Physical appearance of Varistor:
Actually, varistor and ceramic capacitor seems similarly in an electronics circuit. But functionally, capacitor does not protect the circuit against transient surges, but varistor does. One of the most common sources of voltage transients are inductive loads such as Induction Motors, transformer magnetizing currents, DC motor switching applications and surges from the switching-on of fluorescent lighting circuits or other supply surges; they produce the transient voltage V is equal to L(di/dt).
Electrical Characteristics of Varistor:
Let we take varistor static resistance:
See the graph of varistor, which resistance is decreasing as the voltage increases, but as per ohms’ law the V-I characteristics of a constant resistor is always straight line. Therefore, the current flow is directly proportional to the potential difference between the resistor.
But Coming to the varistor, The V-I characteristics is not a straight-line, For Some instance (0-200Volts) the varistor offers high resistance typically open circuit, Since the net current flow through the varistor is zero. Further When We increasing the Voltage across the varistor (200 to 250 Volts), then it starts conducting very few micro amperes, it is negligible.
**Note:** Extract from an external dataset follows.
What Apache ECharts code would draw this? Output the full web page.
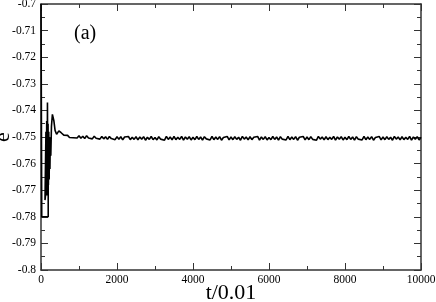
<!DOCTYPE html>
<html>
<head>
<meta charset="utf-8">
<script src="https://cdn.jsdelivr.net/npm/echarts@6/dist/echarts.min.js"></script>
<style>html,body{margin:0;padding:0;background:#fff}#c{width:436px;height:302px}</style>
</head>
<body>
<div id="c"></div>
<script>
// Tick labels
var xTicks = [0, 2000, 4000, 6000, 8000, 10000];
var yTicks = [-0.8, -0.79, -0.78, -0.77, -0.76, -0.75, -0.74, -0.73, -0.72, -0.71, -0.7];

// Early transient (t/0.01, e)
var tTransient = [0, 20, 190, 190, 105, 130, 140, 150, 160, 170, 178, 186, 195, 205, 215, 225, 235, 245, 258, 275, 300, 318, 340, 370, 410, 440, 470, 500, 530, 560];
var eTransient = [-0.700, -0.780, -0.780, -0.763, -0.7737, -0.748, -0.771, -0.744, -0.772, -0.737, -0.770, -0.745, -0.768, -0.748, -0.766, -0.750, -0.762, -0.751, -0.757, -0.746, -0.7415, -0.7412, -0.744, -0.7475, -0.7490, -0.7488, -0.7477, -0.7474, -0.7484, -0.7490];

// Steady part, sampled every 50 from t=600 to t=10000
var steadyStart = 600, steadyStep = 50;
var eSteady = [
 -0.7493,-0.7500,-0.7494,-0.7502,-0.7495,-0.7503,-0.7496,-0.7504,-0.7495,-0.7505,
 -0.7497,-0.7506,-0.7495,-0.7504,-0.7498,-0.7507,-0.7497,-0.7505,-0.7498,-0.7508,
 -0.7498,-0.7507,-0.7499,-0.7509,-0.7498,-0.7506,-0.7500,-0.7510,-0.7499,-0.7508,
 -0.7499,-0.7511,-0.7500,-0.7507,-0.7498,-0.7510,-0.7501,-0.7509,-0.7499,-0.7511,
 -0.7500,-0.7508,-0.7499,-0.7512,-0.7501,-0.7509,-0.7498,-0.7510,-0.7502,-0.7511,
 -0.7499,-0.7508,-0.7501,-0.7512,-0.7498,-0.7509,-0.7500,-0.7511,-0.7498,-0.7510,
 -0.7501,-0.7509,-0.7498,-0.7512,-0.7500,-0.7508,-0.7499,-0.7511,-0.7501,-0.7510,
 -0.7498,-0.7509,-0.7500,-0.7512,-0.7499,-0.7507,-0.7501,-0.7511,-0.7498,-0.7510,
 -0.7500,-0.7509,-0.7499,-0.7512,-0.7502,-0.7508,-0.7498,-0.7511,-0.7500,-0.7510,
 -0.7499,-0.7509,-0.7501,-0.7512,-0.7498,-0.7508,-0.7500,-0.7511,-0.7499,-0.7510,
 -0.7501,-0.7508,-0.7498,-0.7512,-0.7500,-0.7509,-0.7499,-0.7511,-0.7502,-0.7510,
 -0.7498,-0.7509,-0.7500,-0.7512,-0.7499,-0.7508,-0.7501,-0.7511,-0.7498,-0.7510,
 -0.7500,-0.7509,-0.7499,-0.7512,-0.7501,-0.7508,-0.7498,-0.7511,-0.7500,-0.7510,
 -0.7499,-0.7509,-0.7502,-0.7512,-0.7498,-0.7508,-0.7500,-0.7511,-0.7499,-0.7510,
 -0.7501,-0.7509,-0.7498,-0.7512,-0.7500,-0.7508,-0.7499,-0.7511,-0.7501,-0.7510,
 -0.7498,-0.7509,-0.7500,-0.7512,-0.7499,-0.7508,-0.7501,-0.7511,-0.7498,-0.7510,
 -0.7500,-0.7509,-0.7499,-0.7512,-0.7502,-0.7508,-0.7498,-0.7511,-0.7500,-0.7510,
 -0.7499,-0.7509,-0.7501,-0.7512,-0.7498,-0.7508,-0.7500,-0.7511,-0.7499,-0.7510,
 -0.7501,-0.7509,-0.7498,-0.7512,-0.7500,-0.7508,-0.7499,-0.7511,-0.7501
];

var data = [];
for (var i = 0; i < tTransient.length; i++) data.push([tTransient[i], eTransient[i]]);
for (var j = 0; j < eSteady.length; j++) data.push([steadyStart + j * steadyStep, eSteady[j]]);

var FONT = 'Liberation Serif';
var AX = '#333';

function fmtY(v) {
  for (var k = 0; k < yTicks.length; k++) if (Math.abs(yTicks[k] - v) < 1e-9) return String(yTicks[k]);
  return '';
}
function fmtX(v) {
  for (var k = 0; k < xTicks.length; k++) if (Math.abs(xTicks[k] - v) < 1e-6) return String(xTicks[k]);
  return '';
}

function xAx(pos, main) {
  return {
    type: 'value', position: pos, min: 0, max: 10000, interval: 2000,
    axisLine: { show: true, onZero: false, lineStyle: { color: AX, width: 1.5 } },
    axisTick: { show: true, inside: true, length: 7, lineStyle: { color: AX, width: 1 } },
    minorTick: { show: true, splitNumber: 2, length: 4, lineStyle: { color: AX, width: 1 } },
    axisLabel: { show: main, formatter: fmtX, fontFamily: FONT, fontSize: 11.5, color: '#000', margin: 4, hideOverlap: false },
    splitLine: { show: false },
    name: main ? 't/0.01' : '', nameLocation: 'middle', nameGap: 12, nameMoveOverlap: false,
    nameTextStyle: { fontFamily: FONT, fontSize: 22, color: '#000' }
  };
}
function yAx(pos, main) {
  return {
    type: 'value', position: pos, min: -0.8, max: -0.7, interval: 0.01,
    axisLine: { show: true, onZero: false, lineStyle: { color: AX, width: 1.5 } },
    axisTick: { show: true, inside: true, length: 7, lineStyle: { color: AX, width: 1 } },
    minorTick: { show: true, splitNumber: 2, length: 4, lineStyle: { color: AX, width: 1 } },
    axisLabel: { show: main, formatter: fmtY, fontFamily: FONT, fontSize: 11.5, color: '#000', margin: 5, hideOverlap: false },
    splitLine: { show: false },
    name: main ? 'e' : '', nameLocation: 'middle', nameGap: 27, nameRotate: 90, nameMoveOverlap: false,
    nameTextStyle: { fontFamily: FONT, fontSize: 22, color: '#000' }
  };
}

var chart = echarts.init(document.getElementById('c'), null, { renderer: 'canvas' });
chart.setOption({
  animation: false,
  backgroundColor: '#fff',
  grid: { left: 41, right: 15, top: 4, bottom: 32, containLabel: false, outerBoundsMode: 'none' },
  xAxis: [xAx('bottom', true), xAx('top', false)],
  yAxis: [yAx('left', true), yAx('right', false)],
  graphic: [{
    type: 'text', left: 74, top: 24,
    style: { text: '(a)', font: '20px "Liberation Serif"', fill: '#000' }
  }],
  series: [{
    type: 'line', xAxisIndex: 0, yAxisIndex: 0, data: data,
    showSymbol: false, symbol: 'none',
    lineStyle: { color: '#000', width: 1.6 },
    clip: true
  }]
});
</script>
</body>
</html>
At a point of 250 Volts the varistor allows 1mA. This is also called as rated voltage or clamping voltage of the varistor. The manufacturers are generally rating a varistor by this value. If the applied voltage is more than the rated voltage the Varistor allows large amount of current for increasing a small amount of voltage. At the same time the transient voltage is reduced below the rated voltage, then the varistor increases the resistance.
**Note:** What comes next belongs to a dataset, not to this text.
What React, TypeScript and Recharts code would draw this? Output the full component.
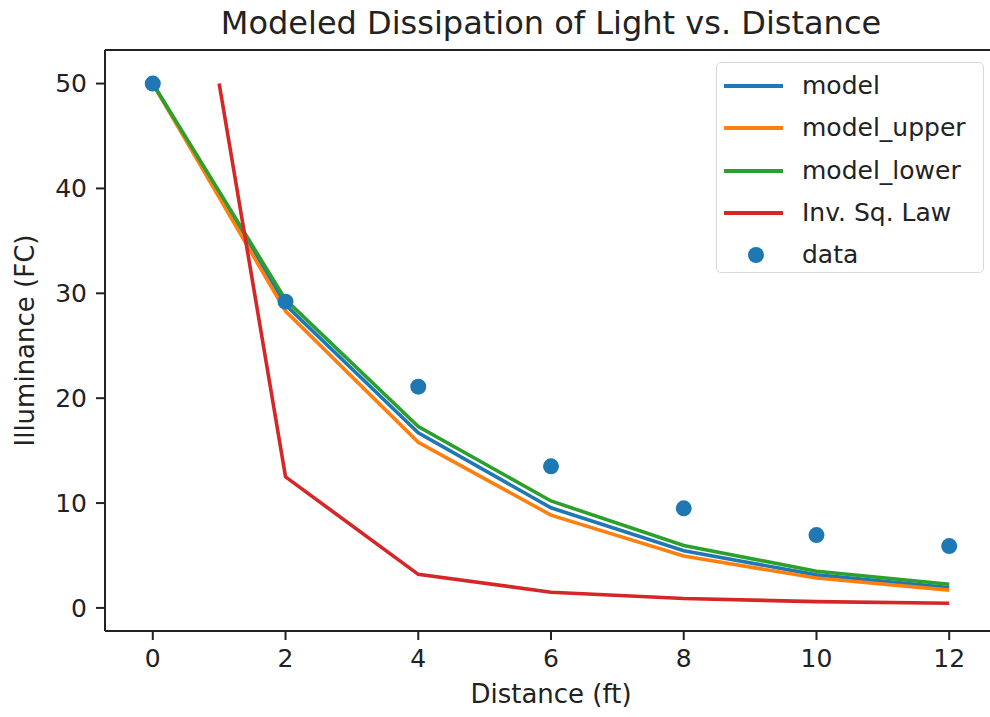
import { ComposedChart, Label, Legend, Line, ReferenceLine, Scatter, XAxis, YAxis } from "recharts";

const distances = [0, 2, 4, 6, 8, 10, 12];
const measured = [50, 29.2, 21.1, 13.5, 9.5, 6.95, 5.9];
const model = [50, 28.9, 16.7, 9.55, 5.45, 3.15, 1.95];
const modelUpper = [50, 28.3, 15.8, 8.85, 4.95, 2.85, 1.7];
const modelLower = [50, 29.4, 17.3, 10.2, 5.95, 3.5, 2.25];
const invSqDistances = [1, 2, 4, 6, 8, 10, 12];
const invSqLaw = [50, 12.5, 3.2, 1.5, 0.9, 0.6, 0.45];
const xTicks = [0, 2, 4, 6, 8, 10, 12];
const yTicks = [0, 10, 20, 30, 40, 50];
const xDomain = [-0.72, 12.72];
const yDomain = [-2.2, 53.2];

const FONT = "'DejaVu Sans', sans-serif";
const INK = "#222";

const toPoints = (xs: number[], ys: number[]) => xs.map((x, i) => ({ x, y: ys[i] }));

const lineSeries = [
  { name: "model", color: "#1f77b4", data: toPoints(distances, model) },
  { name: "model_upper", color: "#ff7f0e", data: toPoints(distances, modelUpper) },
  { name: "model_lower", color: "#2ca02c", data: toPoints(distances, modelLower) },
  { name: "Inv. Sq. Law", color: "#d62728", data: toPoints(invSqDistances, invSqLaw) },
];
const dataPoints = toPoints(distances, measured);

function LegendBox() {
  return (
    <div
      style={{
        width: 268,
        height: 211,
        boxSizing: "border-box",
        border: "1.5px solid #d8d8d8",
        borderRadius: 5,
        background: "rgba(255,255,255,0.8)",
        position: "relative",
        fontFamily: FONT,
        fontSize: 25,
        color: INK,
      }}
    >
      {lineSeries.map((s, i) => (
        <div key={s.name} style={{ position: "absolute", left: 0, top: 23 + i * 42.3 - 18, height: 36, display: "flex", alignItems: "center" }}>
          <div style={{ position: "absolute", left: 7, width: 59, height: 4, background: s.color }} />
          <span style={{ position: "absolute", left: 85, whiteSpace: "nowrap", lineHeight: "36px" }}>{s.name}</span>
        </div>
      ))}
      <div style={{ position: "absolute", left: 0, top: 23 + 4 * 42.3 - 18, height: 36 }}>
        <div style={{ position: "absolute", left: 31, top: 10, width: 16, height: 16, borderRadius: 8, background: "#1f77b4" }} />
        <span style={{ position: "absolute", left: 85, whiteSpace: "nowrap", lineHeight: "36px" }}>data</span>
      </div>
    </div>
  );
}

export default function App() {
  return (
    <div style={{ position: "fixed", left: 0, top: 0, width: 990, height: 717, overflow: "hidden", background: "#fff" }}>
      <div
        style={{
          position: "absolute",
          left: 105,
          width: 892,
          top: 4,
          textAlign: "center",
          fontFamily: FONT,
          fontSize: 32,
          color: INK,
          whiteSpace: "nowrap",
        }}
      >
        Modeled Dissipation of Light vs. Distance
      </div>
      <ComposedChart width={1000} height={717} margin={{ top: 50, right: 3, bottom: 0, left: 0 }} style={{ fontFamily: FONT }}>
        <XAxis
          dataKey="x"
          type="number"
          domain={xDomain}
          ticks={xTicks}
          allowDataOverflow
          height={86}
          tickSize={9}
          tickMargin={9}
          stroke={INK}
          strokeWidth={2}
          tick={{ fontSize: 25, fill: INK }}
        >
          <Label value="Distance (ft)" position="insideBottom" offset={14} style={{ fontSize: 26, fill: INK }} />
        </XAxis>
        <YAxis
          type="number"
          domain={yDomain}
          ticks={yTicks}
          allowDataOverflow
          width={105}
          tickSize={9}
          tickMargin={9}
          stroke={INK}
          strokeWidth={2}
          tick={{ fontSize: 25, fill: INK }}
        >
          <Label value="Illuminance (FC)" angle={-90} position="insideLeft" offset={25} style={{ fontSize: 26, fill: INK, textAnchor: "middle" }} />
        </YAxis>
        <ReferenceLine y={yDomain[1]} stroke={INK} strokeWidth={2} ifOverflow="visible" />
        <Legend
          verticalAlign="middle"
          align="center"
          layout="vertical"
          wrapperStyle={{ left: 716, top: 62, width: 268 }}
          content={() => <LegendBox />}
        />
        <Scatter
          name="data"
          data={dataPoints}
          dataKey="y"
          isAnimationActive={false}
          shape={(p: any) => <circle cx={p.cx} cy={p.cy} r={8} fill="#1f77b4" />}
        />
        {lineSeries.map((s) => (
          <Line
            key={s.name}
            name={s.name}
            data={s.data}
            dataKey="y"
            type="linear"
            stroke={s.color}
            strokeWidth={3.6}
            dot={false}
            activeDot={false}
            isAnimationActive={false}
          />
        ))}
      </ComposedChart>
    </div>
  );
}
Capacitance Effect in varistor:
As we know a varistor is generally connected in between a higher potential to lower potential and conducting region is acts a dielectric medium. These arrangement acts a parallel capacitance. Every semiconductor varistor has a capacitance value that depends directly on its area and varies inversely with its thickness.
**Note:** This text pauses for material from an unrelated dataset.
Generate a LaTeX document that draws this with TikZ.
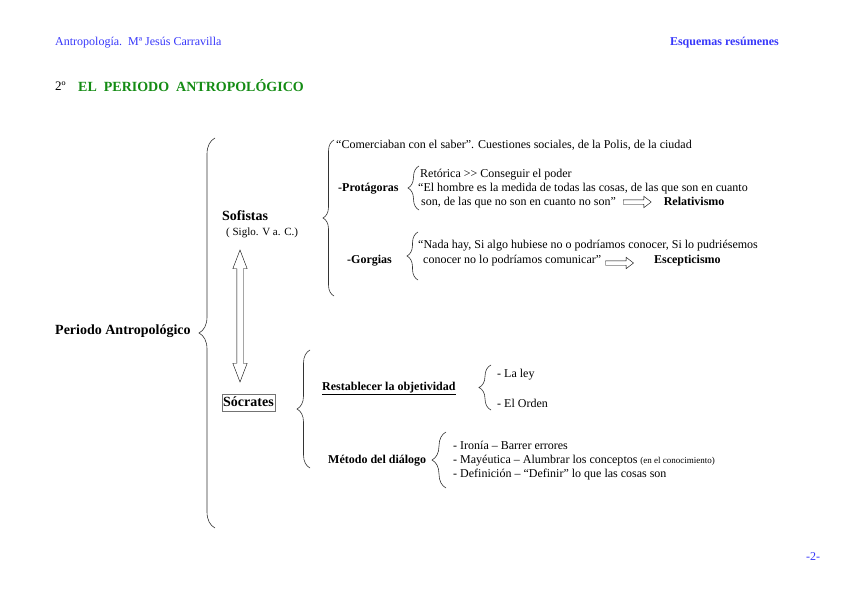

In DC, varistor does not affect by the capacitance effect. Since capacitor acts as pure open circuit (Xc= maximum) for the DC source. At the same time, when we increase the applied voltage more than clamping voltage, the varistor do the normal operation.
In AC circuit, The capacitive reactance is depending upon the applied source frequency (Xc=1/2πfC). Capacitive Current Ic= Vapplied/Xc. Since the increasing the frequency of the source, causes increases the leakage current. Therefore, while designing a varistor for AC circuits, the frequency effect must be taken care.
Application of Varistor:
- Power Supply protection
- Transient Voltage Surge Suppressor TVSS
- Electronics Equipment Protection
- Transmission Line